How far do we jump ahead in time in the next season?

Nedivi: I don’t want to say that because it is a bit of a surprise. As always, we tend to jump into the next decade. We do jump into the 2020s. 

Is Alex Baldwin going to be our new hero?

Nedivi: From the beginning, it’s been a true ensemble. This season, it was important to elevate these younger characters and pass the baton from one generation to the next. Alex, Avery, and Lily, in certain ways, are going to be much more important characters moving forward. They’ll take on a bigger role, but that doesn’t mean we’re going to forget about the older generation.

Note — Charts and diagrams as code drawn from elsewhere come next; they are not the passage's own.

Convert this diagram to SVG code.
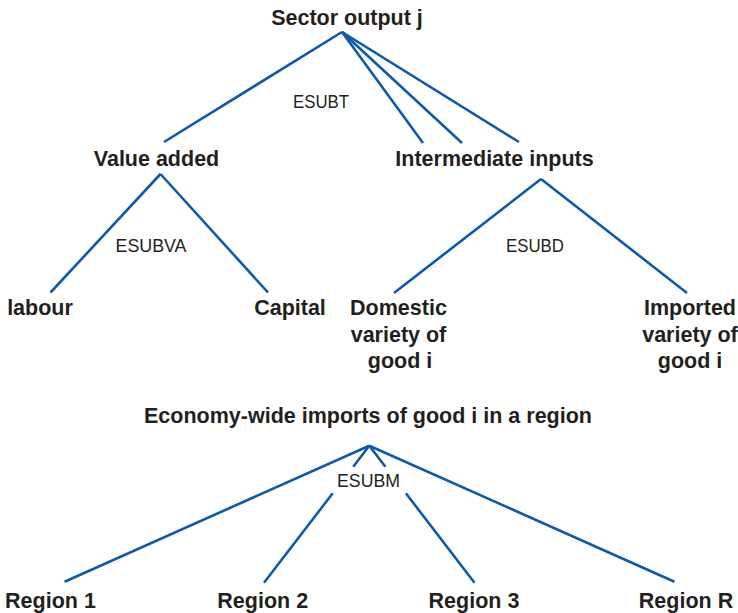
<svg xmlns="http://www.w3.org/2000/svg" width="738" height="613" viewBox="0 0 738 613">
<style>
.n{font-family:"Liberation Sans",Arial,sans-serif;font-weight:bold;font-size:21.5px;fill:#231f20;text-anchor:middle}
.e{font-family:"Liberation Sans",Arial,sans-serif;font-size:18.5px;fill:#231f20;text-anchor:middle;lengthAdjust:spacingAndGlyphs}
.c line{stroke:#0d5aa7;stroke-width:2.6;stroke-linecap:butt}
</style>
<rect width="738" height="613" fill="#ffffff"/>
<g class="c" id="connectors">
<line x1="342" y1="32" x2="164" y2="142"/>
<line x1="342" y1="32" x2="423" y2="143"/>
<line x1="342" y1="32" x2="462" y2="143"/>
<line x1="342" y1="32" x2="519" y2="142"/>
<line x1="160.5" y1="174" x2="50.5" y2="292.5"/>
<line x1="160.5" y1="174" x2="268" y2="292.5"/>
<line x1="541" y1="179" x2="394" y2="293"/>
<line x1="541" y1="179" x2="687" y2="293"/>
<line x1="369.3" y1="445.7" x2="64.6" y2="581.7"/>
<line x1="369.3" y1="445.7" x2="674.5" y2="581.7"/>
<line x1="369.3" y1="445.7" x2="353.2" y2="466.7"/>
<line x1="332.7" y1="493.3" x2="264" y2="582.7"/>
<line x1="369.3" y1="445.7" x2="385.4" y2="466.7"/>
<line x1="405.9" y1="493.3" x2="474.5" y2="582.7"/>
</g>
<g id="sector"><text class="n" x="347" y="25">Sector output j</text></g>
<g id="esubt"><text class="e" x="321" y="108" textLength="56" lengthAdjust="spacingAndGlyphs">ESUBT</text></g>
<g id="valueadded"><text class="n" x="156.5" y="166">Value added</text></g>
<g id="intermediate"><text class="n" x="494.5" y="166">Intermediate inputs</text></g>
<g id="esubva"><text class="e" x="151" y="252" textLength="71" lengthAdjust="spacingAndGlyphs">ESUBVA</text></g>
<g id="esubd"><text class="e" x="535" y="252" textLength="58" lengthAdjust="spacingAndGlyphs">ESUBD</text></g>
<g id="labour"><text class="n" x="40" y="315">labour</text></g>
<g id="capital"><text class="n" x="290" y="315">Capital</text></g>
<g id="domestic"><text class="n" x="398.5" y="315">Domestic</text><text class="n" x="398.5" y="341.5">variety of</text><text class="n" x="400" y="368">good i</text></g>
<g id="imported"><text class="n" x="690" y="315">Imported</text><text class="n" x="690" y="341.5">variety of</text><text class="n" x="690" y="368">good i</text></g>
<g id="economy"><text class="n" x="368" y="423">Economy-wide imports of good i in a region</text></g>
<g id="esubm"><text class="e" x="368.5" y="487" textLength="63" lengthAdjust="spacingAndGlyphs">ESUBM</text></g>
<g id="region1"><text class="n" x="50.5" y="608">Region 1</text></g>
<g id="region2"><text class="n" x="262.7" y="608">Region 2</text></g>
<g id="region3"><text class="n" x="474" y="608">Region 3</text></g>
<g id="regionR"><text class="n" x="686" y="608">Region R</text></g>
</svg>
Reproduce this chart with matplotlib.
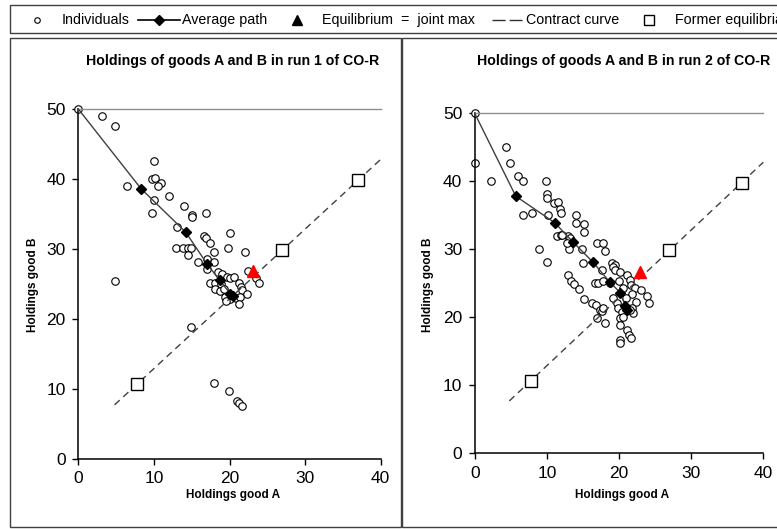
import matplotlib
matplotlib.use("Agg")
import matplotlib.pyplot as plt
from matplotlib.lines import Line2D
from matplotlib.patches import Rectangle

plt.rcParams['font.family'] = ['Liberation Sans', 'DejaVu Sans']

# ---------------- data ----------------
titles = ["Holdings of goods A and B in run 1 of CO-R",
          "Holdings of goods A and B in run 2 of CO-R"]
x_label = "Holdings good A"
y_label = "Holdings good B"
x_ticks = [0, 10, 20, 30, 40]
y_ticks = [0, 10, 20, 30, 40, 50]
legend_labels = ["Individuals", "Average path", "Equilibrium  =  joint max",
                 "Contract curve", "Former equilibria"]

run1_ind_a = [0, 3.2, 4.9, 10.0, 9.7, 10.1, 11.0, 10.5, 6.4, 10.0, 12.0, 9.7, 14.0, 15.0, 15.0,
              16.9, 13.0, 16.6, 16.9, 17.4, 20.0, 12.9, 13.9, 14.5, 14.9, 14.5, 18.0, 19.8, 22.0,
              15.8, 17.9, 17.0, 17.0, 4.9, 22.5, 18.5, 19.0, 19.7, 20.1, 20.6, 23.5, 23.9, 17.4,
              18.1, 18.9, 21.2, 21.5, 21.7, 22.3, 18.1, 18.7, 19.3, 19.4, 20.1, 20.8, 21.4, 21.3,
              19.6, 14.9, 18.0, 19.9, 21.0, 21.2, 21.7]
run1_ind_b = [50, 49.0, 47.5, 42.6, 40.0, 40.1, 39.4, 39.0, 39.0, 37.0, 37.6, 35.1, 36.1, 34.9, 34.5,
              35.1, 33.1, 31.9, 31.5, 30.9, 32.3, 30.1, 30.1, 30.1, 30.1, 29.1, 29.6, 30.1, 29.6,
              28.1, 28.1, 28.6, 27.1, 25.4, 26.8, 26.7, 26.4, 26.0, 25.8, 26.0, 25.9, 25.1, 25.1,
              25.1, 25.0, 25.1, 24.6, 24.1, 23.6, 24.2, 24.0, 24.2, 23.1, 22.9, 23.0, 23.1, 22.1,
              22.5, 18.8, 10.8, 9.7, 8.3, 7.9, 7.6]
run1_avg_a = [0, 8.3, 14.2, 17.0, 18.7, 20.1, 20.5]
run1_avg_b = [50, 38.6, 32.4, 27.9, 25.5, 23.6, 23.2]

run2_ind_a = [0, 0, 4.4, 4.9, 6.0, 6.7, 2.2, 6.7, 8.0, 9.9, 10.0, 10.0, 10.2, 11.0, 11.5, 11.8, 12.0,
              11.4, 11.9, 13.0, 13.2, 14.1, 14.1, 15.1, 15.1, 8.9, 10.0, 13.1, 14.9, 15.0, 16.9,
              17.8, 18.1, 17.6, 19.0, 19.5, 19.2, 19.5, 20.2, 21.1, 21.5, 21.7, 12.9, 13.3, 13.7,
              14.4, 15.1, 16.2, 16.8, 17.3, 17.6, 17.8, 16.9, 18.1, 16.7, 17.1, 17.8, 18.7, 19.2,
              19.7, 19.9, 20.4, 22.2, 21.8, 22.4, 21.8, 22.0, 21.5, 23.1, 23.9, 24.1, 20.2, 20.6,
              20.1, 21.1, 21.4, 21.6, 20.2, 20.1, 20.5, 21.0, 20.0, 12.8, 12.1]
run2_ind_b = [50, 42.7, 45.0, 42.7, 40.8, 40.0, 40.0, 35.0, 35.4, 40.1, 38.1, 37.6, 35.0, 36.8, 37.0,
              36.0, 35.3, 32.0, 32.1, 32.0, 31.7, 35.0, 33.9, 33.7, 32.6, 30.0, 28.1, 30.0, 30.0,
              28.0, 31.0, 31.0, 29.7, 27.0, 28.0, 27.7, 27.4, 26.9, 26.6, 26.2, 25.5, 24.8, 26.2,
              25.3, 24.9, 24.1, 22.7, 22.1, 21.8, 21.1, 20.9, 21.3, 19.9, 19.1, 25.0, 25.0, 25.3,
              25.1, 22.8, 22.1, 21.3, 20.8, 24.3, 23.5, 22.2, 21.4, 20.6, 21.1, 24.0, 23.1, 22.1,
              19.9, 20.0, 18.9, 18.2, 17.4, 16.9, 16.6, 16.2, 24.3, 22.8, 25.3, 31.0, 32.1]
run2_avg_a = [0, 5.7, 11.1, 13.6, 16.4, 18.7, 20.2, 20.9, 21.1]
run2_avg_b = [50, 37.8, 33.9, 31.1, 28.1, 25.2, 23.6, 21.6, 21.1]

equil_a = [23.1, 22.9]
equil_b = [26.8, 26.7]
former_a = [7.8, 26.9, 37.0]
former_b = [10.7, 29.9, 39.8]
contract_a = [4.8, 40.0]
contract_b = [7.7, 42.8]

runs = [
    (run1_ind_a, run1_ind_b, run1_avg_a, run1_avg_b, equil_a[0], equil_b[0]),
    (run2_ind_a, run2_ind_b, run2_avg_a, run2_avg_b, equil_a[1], equil_b[1]),
]

# ---------------- figure ----------------
W, H = 777, 529
fig = plt.figure(figsize=(W / 100, H / 100), dpi=100)

def fx(px):
    return px / W

def fy(py):
    return 1 - py / H

# panel frames
for (x0, x1) in [(10, 401), (402, 800)]:
    fig.patches.append(Rectangle((fx(x0), fy(527)), fx(x1 - x0), (527 - 38) / H,
                                 transform=fig.transFigure, fill=False,
                                 edgecolor='#404040', linewidth=1.0))
# legend box
fig.patches.append(Rectangle((fx(10), fy(33)), fx(800 - 10), 27.5 / H,
                             transform=fig.transFigure, fill=False,
                             edgecolor='#404040', linewidth=1.0))

axes_px = [(78.3, 380.7, 109, 458.7, 232.5, 233, 33),
           (474.7, 763.3, 113.3, 453.3, 624, 622, 428)]

for i, (ax_px, run) in enumerate(zip(axes_px, runs)):
    x0, x1, ytop, ybot, tcx, xlcx, ylx = ax_px
    ind_a, ind_b, avg_a, avg_b, ea, eb = run
    ax = fig.add_axes([fx(x0), fy(ybot), fx(x1 - x0), (ybot - ytop) / H])
    ax.set_xlim(0, 40)
    ax.set_ylim(0, 50)
    ax.set_xticks(x_ticks)
    ax.set_yticks(y_ticks)
    ax.tick_params(direction='out', length=4, width=1, labelsize=12.5, pad=5, colors='black')
    for s in ['left', 'bottom']:
        ax.spines[s].set_linewidth(1.1)
        ax.spines[s].set_color('black')
    ax.spines['right'].set_visible(False)
    ax.spines['top'].set_color('#909090')
    ax.spines['top'].set_linewidth(1.0)
    for sp in ax.spines.values():
        sp.set_clip_on(False)

    ax.plot(ind_a, ind_b, linestyle='none', marker='o', markersize=5.4,
            markerfacecolor='white', markeredgecolor='black', markeredgewidth=0.8,
            clip_on=False, zorder=2)
    ax.plot(contract_a, contract_b, linestyle=(0, (5, 3.5)), color='#404040',
            linewidth=1.0, zorder=3, clip_on=False)
    ax.plot(avg_a, avg_b, color='#404040', linewidth=1.0, zorder=4, clip_on=False)
    ax.plot(avg_a[1:], avg_b[1:], linestyle='none', marker='D', markersize=5,
            color='black', zorder=5)
    ax.plot(former_a, former_b, linestyle='none', marker='s', markersize=8.5,
            markerfacecolor='white', markeredgecolor='black', markeredgewidth=1.0, zorder=6)
    ax.plot([ea], [eb], linestyle='none', marker='^', markersize=9, color='#ff0000', zorder=7)

    fig.text(fx(tcx), fy(61), titles[i], ha='center', va='center',
             fontsize=10.2, fontweight='bold')
    fig.text(fx(xlcx), fy(495), x_label, ha='center', va='center',
             fontsize=8.5, fontweight='bold')
    fig.text(fx(ylx), fy(285), y_label, ha='center', va='center', rotation=90,
             fontsize=8.5, fontweight='bold')

# ---------------- legend (manual, matching the strip) ----------------
ly = fy(20)
fs = 10.3
fig.add_artist(Line2D([fx(37)], [ly], marker='o', markersize=4, markerfacecolor='white',
                      markeredgecolor='black', markeredgewidth=0.8, linestyle='none',
                      transform=fig.transFigure))
fig.text(fx(62), ly, legend_labels[0], ha='left', va='center', fontsize=fs)
fig.add_artist(Line2D([fx(138), fx(180)], [ly, ly], color='black', linewidth=1.2,
                      transform=fig.transFigure))
fig.add_artist(Line2D([fx(159)], [ly], marker='D', markersize=5.5, color='black',
                      linestyle='none', transform=fig.transFigure))
fig.text(fx(182), ly, legend_labels[1], ha='left', va='center', fontsize=fs)
fig.add_artist(Line2D([fx(297)], [ly], marker='^', markersize=7.5, color='black',
                      linestyle='none', transform=fig.transFigure))
fig.text(fx(322), ly, legend_labels[2], ha='left', va='center', fontsize=fs)
fig.add_artist(Line2D([fx(492), fx(522)], [ly, ly], color='#303030', linewidth=1.0,
                      linestyle=(0, (9.4, 2.9)), solid_capstyle='butt',
                      dash_capstyle='butt', transform=fig.transFigure))
fig.text(fx(526), ly, legend_labels[3], ha='left', va='center', fontsize=fs)
fig.add_artist(Line2D([fx(649)], [ly], marker='s', markersize=6.5, markerfacecolor='white',
                      markeredgecolor='black', markeredgewidth=1.0, linestyle='none',
                      transform=fig.transFigure))
fig.text(fx(675), ly, legend_labels[4], ha='left', va='center', fontsize=fs)

fig.savefig("out.png", dpi=100)
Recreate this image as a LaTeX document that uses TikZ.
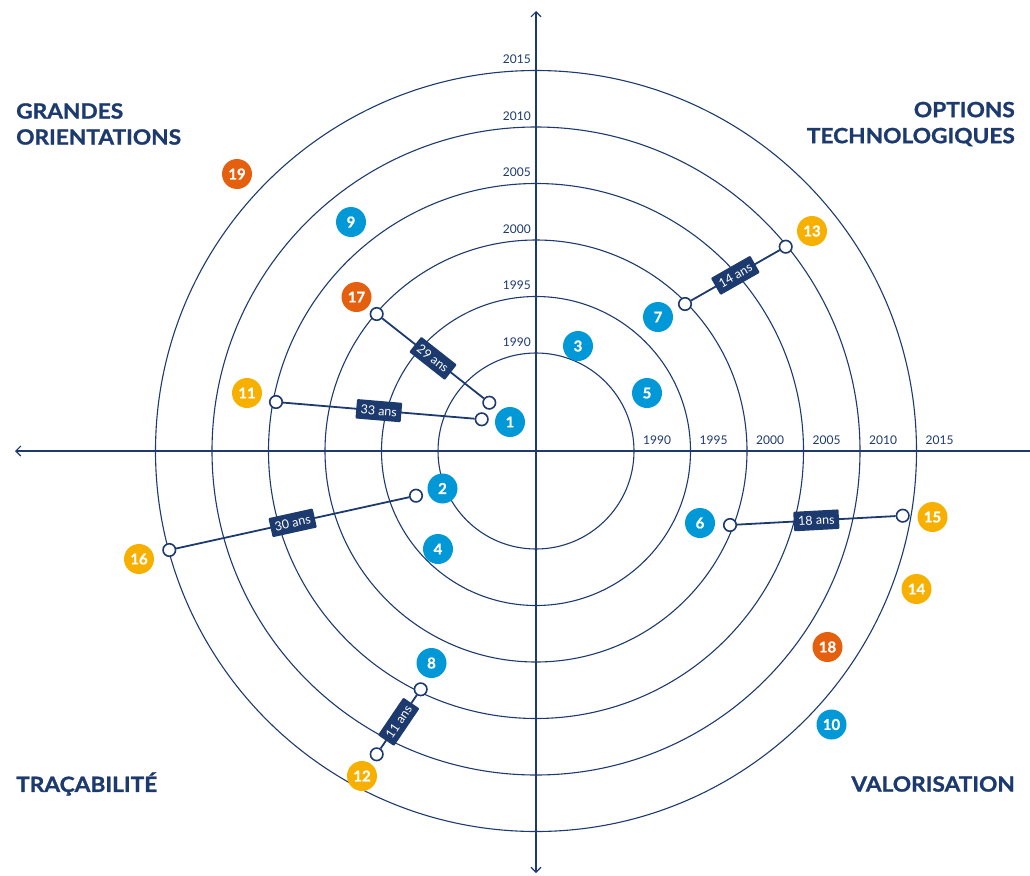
\documentclass[tikz,border=0pt]{standalone}
\usepackage{fontspec}
\setmainfont{Lato}
\newfontfamily\headfont{Lato}[FakeStretch=1.08, FakeBold=1.2]
\newfontfamily\numfont{Lato}[FakeBold=0.8]
\usetikzlibrary{arrows.meta}
\definecolor{navy}{HTML}{1D3A6E}
\definecolor{cblue}{HTML}{0098D6}
\definecolor{cyel}{HTML}{F8B000}
\definecolor{corg}{HTML}{E4600E}
\begin{document}
\begin{tikzpicture}[x=1pt,y=-1pt,
  orbit/.style={draw=navy, line width=1.1pt},
  axisline/.style={draw=navy, line width=1.1pt},
  bub/.style={circle, minimum size=30pt, inner sep=0pt, text=white, font=\numfont\fontsize{15}{15}\selectfont\bfseries},
  blu/.style={bub, fill=cblue},
  yel/.style={bub, fill=cyel},
  org/.style={bub, fill=corg},
  dot/.style={circle, draw=navy, fill=white, line width=1.6pt, minimum size=12.5pt, inner sep=0pt},
  link/.style={draw=navy, line width=1.8pt},
  dur/.style={fill=navy, text=white, font=\fontsize{12.5}{12.5}\selectfont, inner xsep=4.5pt, inner ysep=0pt, minimum height=19.5pt, rounded corners=1pt, sloped, midway},
  yr/.style={text=navy, font=\fontsize{12}{12}\selectfont, inner sep=0pt},
  head/.style={text=navy, font=\headfont\fontsize{21}{26}\selectfont\bfseries, inner sep=0pt}
]
\useasboundingbox (0,0) rectangle (1030,875);
\coordinate (O) at (536,451);
% orbits
\foreach \r in {98,154.5,211,267.5,324,380.5}{
  \draw[orbit] (O) circle[radius=\r pt];
}
% axes
\coordinate (top) at (536,11);
\coordinate (bot) at (536,873);
\coordinate (lft) at (15,451);
\coordinate (rgt) at (1030,451);
\draw[axisline, {Straight Barb[length=5pt,width=10pt]}-{Straight Barb[length=5pt,width=10pt]}] (top) -- (bot);
\draw[axisline, -{Straight Barb[length=5pt,width=10pt]}] (rgt) -- (lft);
% year labels (vertical)
\node[yr, anchor=east] (ya) at (531,342) {1990};
\node[yr, anchor=east] (yb) at (531,285.5) {1995};
\node[yr, anchor=east] (yc) at (531,229) {2000};
\node[yr, anchor=east] (yd) at (531,172.5) {2005};
\node[yr, anchor=east] (ye) at (531,116) {2010};
\node[yr, anchor=east] (yf) at (531,59.5) {2015};
% year labels (horizontal)
\node[yr, anchor=west] (xa) at (643,440) {1990};
\node[yr, anchor=west] (xb) at (699.5,440) {1995};
\node[yr, anchor=west] (xc) at (756,440) {2000};
\node[yr, anchor=west] (xd) at (812.5,440) {2005};
\node[yr, anchor=west] (xe) at (869,440) {2010};
\node[yr, anchor=west] (xf) at (925.5,440) {2015};
% headings
\node[head, anchor=west, align=left] (h1) at (16,124) {GRANDES\\ORIENTATIONS};
\node[head, anchor=east, align=right] (h2) at (1015,124) {OPTIONS\\TECHNOLOGIQUES};
\node[head, anchor=west] (h3) at (16,784) {TRAÇABILITÉ};
\node[head, anchor=east] (h4) at (1015,784) {VALORISATION};
% dots
\node[dot] (d1a) at (489.3,402.7) {};
\node[dot] (d1b) at (481.7,419.3) {};
\node[dot] (d17) at (376.7,314) {};
\node[dot] (d11) at (276,402) {};
\node[dot] (d7) at (685,304) {};
\node[dot] (d13) at (785.7,246.7) {};
\node[dot] (d6) at (730,525) {};
\node[dot] (d15) at (902.7,515.7) {};
\node[dot] (d16) at (169.3,550) {};
\node[dot] (d2) at (416,495.7) {};
\node[dot] (d8) at (420.7,689.3) {};
\node[dot] (d12) at (376.7,754.3) {};
% links
\draw[link] (d17) -- node[dur] (l29) {29 ans} (d1a);
\draw[link] (d11) -- node[dur] (l33) {33 ans} (d1b);
\draw[link] (d7) -- node[dur] (l14) {14 ans} (d13);
\draw[link] (d6) -- node[dur] (l18) {18 ans} (d15);
\draw[link] (d16) -- node[dur] (l30) {30 ans} (d2);
\draw[link] (d12) -- node[dur] (l11) {11 ans} (d8);
% bubbles
\node[blu] (b1) at (510,422) {1};
\node[blu] (b2) at (442.5,488.5) {2};
\node[blu] (b3) at (578,346) {3};
\node[blu] (b4) at (438,549) {4};
\node[blu] (b5) at (647,393) {5};
\node[blu] (b6) at (700,523) {6};
\node[blu] (b7) at (658,317) {7};
\node[blu] (b8) at (431.5,663) {8};
\node[blu] (b9) at (351,222) {9};
\node[blu] (b10) at (831.5,724.5) {10};
\node[yel] (b11) at (247,393) {11};
\node[yel] (b12) at (362,776) {12};
\node[yel] (b13) at (812,231) {13};
\node[yel] (b14) at (916.5,589) {14};
\node[yel] (b15) at (932.5,517) {15};
\node[yel] (b16) at (139,559) {16};
\node[org] (b17) at (356.5,297) {17};
\node[org] (b18) at (827.5,647) {18};
\node[org] (b19) at (237,174) {19};
\end{tikzpicture}
\end{document}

In Season 6 will we answer what it really means to do something “for all mankind”? Is that too heady?

Nedivi: We like heady.

Wolpert: It’s such a complicated answer. What is “for all mankind” goes back to the root of the space race. That was both idealistic and pessimistic and is a through line of the show going forward. In Season 6, that comes to a head. It’s yet another race and it’s yet another kind of exploration that’s building on what’s come before. Season 6 is an extension of the ending of Season 5 in what was discovered and where that’s going to take us.

We’re going to be on Titan?

Wolpert: Maybe.

Fingers crossed this new life form is more peaceful than humans. Do we find out more about it?

Nedivi: Definitely. It’s the driving force of what brings us into that season. This was always the plan from the beginning, going along this path. So that discovery is one of the things we’re focusing on and have always been focusing on.